Let me throw in that there is more than one way to handle a race, and
one of them is to return an error if something happens at an
inconvenient time :)

> 
> One thing I'm not sure about is: can atomic_set(&private->avail, 1) and
> private->state = VFIO_CCW_STATE_STANDBY be perceived as reordered by
> e.g. some other cpu and thus vfio_ccw_mdev_create() or not. I tried to
> figure it out based on Documentation/atomic_t.txt but was not very successful.
> If these can be reordered we could observe -EPERM instead of -ENODEV, I
> think.

I don't think that matters (see below).

> 
> Furthermore from your analysis I deduce that the client code (I think mdev
> calls it vendor code) may rely on mdev_register_device() containing a
> (RELEASE) barrier. We use a mutex in there so the barrier is there.

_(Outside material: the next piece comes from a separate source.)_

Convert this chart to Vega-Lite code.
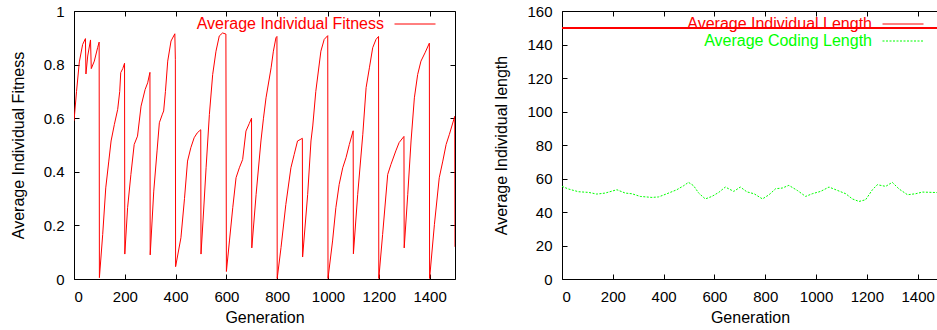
{
  "$schema": "https://vega.github.io/schema/vega-lite/v6.json",
  "padding": {"left": 9, "top": 2, "right": 0, "bottom": 0},
  "background": "white",
  "config": {
    "view": {"stroke": "#000000", "strokeWidth": 1},
    "font": "Liberation Sans",
    "axis": {
      "labelFont": "Liberation Sans", "titleFont": "Liberation Sans",
      "labelFontSize": 15, "titleFontSize": 16, "titleFontWeight": "normal",
      "labelColor": "#000000", "titleColor": "#000000", "tickColor": "#000000",
      "domain": false, "grid": false, "tickSize": -5, "labelPadding": 15
    },
    "legend": {
      "labelFont": "Liberation Sans", "labelFontSize": 16,
      "orient": "none", "padding": 0,
      "symbolType": "stroke", "symbolSize": 1681, "symbolStrokeWidth": 1,
      "labelAlign": "right", "labelOffset": -52, "labelLimit": 0
    }
  },
  "datasets": {
    "fitness": [
      {"gen": 0, "fit": 0.59}, {"gen": 10, "fit": 0.7}, {"gen": 21, "fit": 0.81}, {"gen": 34, "fit": 0.875},
      {"gen": 45, "fit": 0.897}, {"gen": 47, "fit": 0.765}, {"gen": 54, "fit": 0.832}, {"gen": 65, "fit": 0.892},
      {"gen": 68, "fit": 0.785}, {"gen": 80, "fit": 0.813}, {"gen": 93, "fit": 0.863}, {"gen": 99, "fit": 0.884},
      {"gen": 100, "fit": 0.005}, {"gen": 113, "fit": 0.166}, {"gen": 125, "fit": 0.34}, {"gen": 137, "fit": 0.44},
      {"gen": 146, "fit": 0.515}, {"gen": 159, "fit": 0.577}, {"gen": 172, "fit": 0.633}, {"gen": 180, "fit": 0.7},
      {"gen": 184, "fit": 0.77}, {"gen": 192, "fit": 0.785}, {"gen": 199, "fit": 0.805}, {"gen": 200, "fit": 0.093},
      {"gen": 211, "fit": 0.266}, {"gen": 224, "fit": 0.39}, {"gen": 237, "fit": 0.502}, {"gen": 250, "fit": 0.533},
      {"gen": 264, "fit": 0.645}, {"gen": 280, "fit": 0.707}, {"gen": 290, "fit": 0.732}, {"gen": 299, "fit": 0.771},
      {"gen": 300, "fit": 0.09}, {"gen": 314, "fit": 0.328}, {"gen": 327, "fit": 0.478}, {"gen": 336, "fit": 0.583},
      {"gen": 348, "fit": 0.615}, {"gen": 353, "fit": 0.627}, {"gen": 360, "fit": 0.7}, {"gen": 369, "fit": 0.813},
      {"gen": 382, "fit": 0.888}, {"gen": 397, "fit": 0.915}, {"gen": 399, "fit": 0.82}, {"gen": 400, "fit": 0.046},
      {"gen": 421, "fit": 0.154}, {"gen": 435, "fit": 0.3}, {"gen": 447, "fit": 0.44}, {"gen": 460, "fit": 0.49},
      {"gen": 473, "fit": 0.527}, {"gen": 485, "fit": 0.545}, {"gen": 493, "fit": 0.552}, {"gen": 499, "fit": 0.557},
      {"gen": 500, "fit": 0.093}, {"gen": 510, "fit": 0.25}, {"gen": 520, "fit": 0.415}, {"gen": 533, "fit": 0.614},
      {"gen": 546, "fit": 0.763}, {"gen": 559, "fit": 0.85}, {"gen": 572, "fit": 0.907}, {"gen": 585, "fit": 0.918},
      {"gen": 598, "fit": 0.914}, {"gen": 600, "fit": 0.028}, {"gen": 612, "fit": 0.142}, {"gen": 625, "fit": 0.266},
      {"gen": 638, "fit": 0.378}, {"gen": 651, "fit": 0.415}, {"gen": 664, "fit": 0.446}, {"gen": 677, "fit": 0.552},
      {"gen": 690, "fit": 0.58}, {"gen": 699, "fit": 0.6}, {"gen": 700, "fit": 0.116}, {"gen": 717, "fit": 0.316},
      {"gen": 736, "fit": 0.515}, {"gen": 746, "fit": 0.6}, {"gen": 756, "fit": 0.676}, {"gen": 776, "fit": 0.788},
      {"gen": 785, "fit": 0.85}, {"gen": 795, "fit": 0.9}, {"gen": 799, "fit": 0.905}, {"gen": 800, "fit": 0.002},
      {"gen": 815, "fit": 0.117}, {"gen": 834, "fit": 0.278}, {"gen": 854, "fit": 0.415}, {"gen": 867, "fit": 0.465},
      {"gen": 880, "fit": 0.515}, {"gen": 890, "fit": 0.52}, {"gen": 899, "fit": 0.525}, {"gen": 900, "fit": 0.082},
      {"gen": 920, "fit": 0.316}, {"gen": 933, "fit": 0.515}, {"gen": 940, "fit": 0.571}, {"gen": 952, "fit": 0.7},
      {"gen": 972, "fit": 0.85}, {"gen": 985, "fit": 0.894}, {"gen": 999, "fit": 0.908}, {"gen": 1000, "fit": 0.002},
      {"gen": 1018, "fit": 0.142}, {"gen": 1031, "fit": 0.266}, {"gen": 1044, "fit": 0.353}, {"gen": 1058, "fit": 0.415},
      {"gen": 1071, "fit": 0.453}, {"gen": 1084, "fit": 0.502}, {"gen": 1099, "fit": 0.553}, {"gen": 1100, "fit": 0.094},
      {"gen": 1117, "fit": 0.316}, {"gen": 1137, "fit": 0.54}, {"gen": 1150, "fit": 0.714}, {"gen": 1163, "fit": 0.788},
      {"gen": 1176, "fit": 0.863}, {"gen": 1189, "fit": 0.894}, {"gen": 1199, "fit": 0.905}, {"gen": 1200, "fit": 0.002},
      {"gen": 1215, "fit": 0.166}, {"gen": 1235, "fit": 0.39}, {"gen": 1248, "fit": 0.428}, {"gen": 1267, "fit": 0.478},
      {"gen": 1280, "fit": 0.509}, {"gen": 1299, "fit": 0.532}, {"gen": 1300, "fit": 0.116}, {"gen": 1314, "fit": 0.316},
      {"gen": 1327, "fit": 0.515}, {"gen": 1340, "fit": 0.676}, {"gen": 1353, "fit": 0.763}, {"gen": 1366, "fit": 0.813},
      {"gen": 1382, "fit": 0.844}, {"gen": 1399, "fit": 0.88}, {"gen": 1400, "fit": 0.002}, {"gen": 1419, "fit": 0.204},
      {"gen": 1438, "fit": 0.378}, {"gen": 1452, "fit": 0.44}, {"gen": 1465, "fit": 0.502}, {"gen": 1478, "fit": 0.54},
      {"gen": 1499, "fit": 0.607}, {"gen": 1500, "fit": 0.12}
    ],
    "coding": [
      {"gen": 0, "len": 55.3}, {"gen": 26, "len": 53.7}, {"gen": 65, "len": 52.1}, {"gen": 105, "len": 51.7},
      {"gen": 137, "len": 50.7}, {"gen": 170, "len": 51.3}, {"gen": 216, "len": 53.3}, {"gen": 249, "len": 51.3},
      {"gen": 275, "len": 50.9}, {"gen": 308, "len": 49.3}, {"gen": 354, "len": 48.7}, {"gen": 380, "len": 49.0},
      {"gen": 413, "len": 50.9}, {"gen": 452, "len": 53.3}, {"gen": 479, "len": 55.7}, {"gen": 498, "len": 57.7},
      {"gen": 518, "len": 55.7}, {"gen": 538, "len": 51.3}, {"gen": 564, "len": 47.8}, {"gen": 590, "len": 49.3},
      {"gen": 617, "len": 51.7}, {"gen": 643, "len": 54.9}, {"gen": 676, "len": 52.3}, {"gen": 702, "len": 54.9},
      {"gen": 728, "len": 52.0}, {"gen": 756, "len": 50.9}, {"gen": 789, "len": 47.8}, {"gen": 815, "len": 50.3},
      {"gen": 841, "len": 53.9}, {"gen": 867, "len": 54.3}, {"gen": 893, "len": 55.9}, {"gen": 926, "len": 52.9},
      {"gen": 959, "len": 49.3}, {"gen": 985, "len": 50.9}, {"gen": 1018, "len": 52.3}, {"gen": 1051, "len": 54.9},
      {"gen": 1084, "len": 52.9}, {"gen": 1117, "len": 50.9}, {"gen": 1143, "len": 47.8}, {"gen": 1169, "len": 46.3},
      {"gen": 1195, "len": 47.3}, {"gen": 1222, "len": 53.3}, {"gen": 1241, "len": 56.3}, {"gen": 1274, "len": 55.3},
      {"gen": 1300, "len": 57.7}, {"gen": 1327, "len": 53.7}, {"gen": 1360, "len": 50.3}, {"gen": 1392, "len": 50.9},
      {"gen": 1419, "len": 51.9}, {"gen": 1458, "len": 51.7}, {"gen": 1500, "len": 51.5}
    ]
  },
  "bounds": "flush",
  "spacing": 107,
  "resolve": {
    "scale": {"x": "independent", "y": "independent", "stroke": "independent"},
    "legend": {"stroke": "independent"}
  },
  "hconcat": [
    {
      "width": 381,
      "height": 268,
      "data": {"name": "fitness"},
      "resolve": {"axis": {"x": "independent", "y": "independent"}},
      "layer": [
        {
          "mark": {"type": "line", "strokeWidth": 1, "clip": true},
          "encoding": {
            "x": {"field": "gen", "type": "quantitative", "scale": {"domain": [0, 1500], "nice": false, "zero": false},
                  "axis": {"values": [0, 200, 400, 600, 800, 1000, 1200, 1400], "format": "d", "title": "Generation", "titlePadding": 5}},
            "y": {"field": "fit", "type": "quantitative", "scale": {"domain": [0, 1], "nice": false},
                  "axis": {"values": [0, 0.2, 0.4, 0.6, 0.8, 1], "format": "~g", "title": "Average Individual Fitness", "titlePadding": 17}},
            "stroke": {"datum": "Average Individual Fitness", "type": "nominal", "scale": {"range": ["#ff0000"]},
                       "legend": {"title": null, "legendX": 320, "legendY": -8, "labelColor": "#ff0000", "symbolStrokeColor": "#ff0000",
                                  "encode": {"symbols": {"update": {"stroke": {"value": "#ff0000"}, "opacity": {"value": 1}}}}}}
          }
        },
        {
          "mark": {"type": "line", "opacity": 0},
          "encoding": {
            "x": {"field": "gen", "type": "quantitative", "axis": {"orient": "top", "values": [0, 200, 400, 600, 800, 1000, 1200, 1400], "labels": false, "title": null}},
            "y": {"field": "fit", "type": "quantitative", "axis": {"orient": "right", "values": [0, 0.2, 0.4, 0.6, 0.8, 1], "labels": false, "title": null}}
          }
        }
      ]
    },
    {
      "width": 376,
      "height": 268,
      "resolve": {
        "axis": {"x": "independent", "y": "independent"},
        "scale": {"stroke": "independent"},
        "legend": {"stroke": "independent"}
      },
      "layer": [
        {
          "data": {"name": "coding"},
          "mark": {"type": "line", "strokeWidth": 1, "strokeDash": [2, 1.5], "clip": true},
          "encoding": {
            "x": {"field": "gen", "type": "quantitative", "scale": {"domain": [0, 1480], "nice": false, "zero": false},
                  "axis": {"values": [0, 200, 400, 600, 800, 1000, 1200, 1400], "format": "d", "title": "Generation", "titlePadding": 5}},
            "y": {"field": "len", "type": "quantitative", "scale": {"domain": [0, 160], "nice": false},
                  "axis": {"values": [0, 20, 40, 60, 80, 100, 120, 140, 160], "format": "d", "title": "Average Individual length", "titlePadding": 17}},
            "stroke": {"datum": "Average Coding Length", "type": "nominal", "scale": {"range": ["#00ff00"]},
                       "legend": {"title": null, "legendX": 320, "legendY": 9, "labelColor": "#00ff00", "symbolDash": [2, 1.5]}}
          }
        },
        {
          "data": {"name": "coding"},
          "mark": {"type": "rule", "strokeWidth": 1},
          "encoding": {
            "y": {"datum": 150, "type": "quantitative", "axis": null},
            "stroke": {"datum": "Average Individual Length", "type": "nominal", "scale": {"range": ["#ff0000"]},
                       "legend": {"title": null, "legendX": 320, "legendY": -8, "labelColor": "#ff0000", "symbolStrokeColor": "#ff0000",
                                  "encode": {"symbols": {"update": {"stroke": {"value": "#ff0000"}, "opacity": {"value": 1}}}}}}
          }
        },
        {
          "data": {"name": "coding"},
          "mark": {"type": "line", "opacity": 0},
          "encoding": {
            "x": {"field": "gen", "type": "quantitative", "axis": {"orient": "top", "values": [0, 200, 400, 600, 800, 1000, 1200, 1400], "labels": false, "title": null}},
            "y": {"field": "len", "type": "quantitative", "axis": null}
          }
        }
      ]
    }
  ]
}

And
> the client code may rely on a (ACQUIRE) barrier before the create callback
> is called. That should also be true and was true in the past too again because
> of mutex usage.
> 
> 
> >> Alex  
> > 
> > No, I think your understanding is correct. We move the state from
> > NOT_OPER to STANDBY only after we're set up completely, so our create
> > callback will simply fail early with -ENODEV. This looks fine to me.
> >   
> 
> This -ENODEV looks strange to me. Which device does not exist?  The
> userspace were supposed to retry on this? It's not even -EAGAIN. Is it
> documented somewhere?

-ENODEV looks very reasonable if we consider a device in the NOT_OPER
state.

> 
> If it's unavoidable (which I don't see why) I would prefer -EAGAIN. I
> think throwing an -ENODEV at our userspace once in a blue moon (if ever)
> because that is the way we 'handle' races in our code instead of avoiding
> them is not very friendly.
> 
> And I'm not sure -EPERM is not possible (see my statement
> about reordering of the writes above).

I don't think the actual return code does matter in this case. User
space must be prepared for an error (and -ENODEV was even possible
before, see the discussion in the v3 thread.)

We're dealing with a hard to trigger corner case that is easily handled
by user space here: let's not overthink this.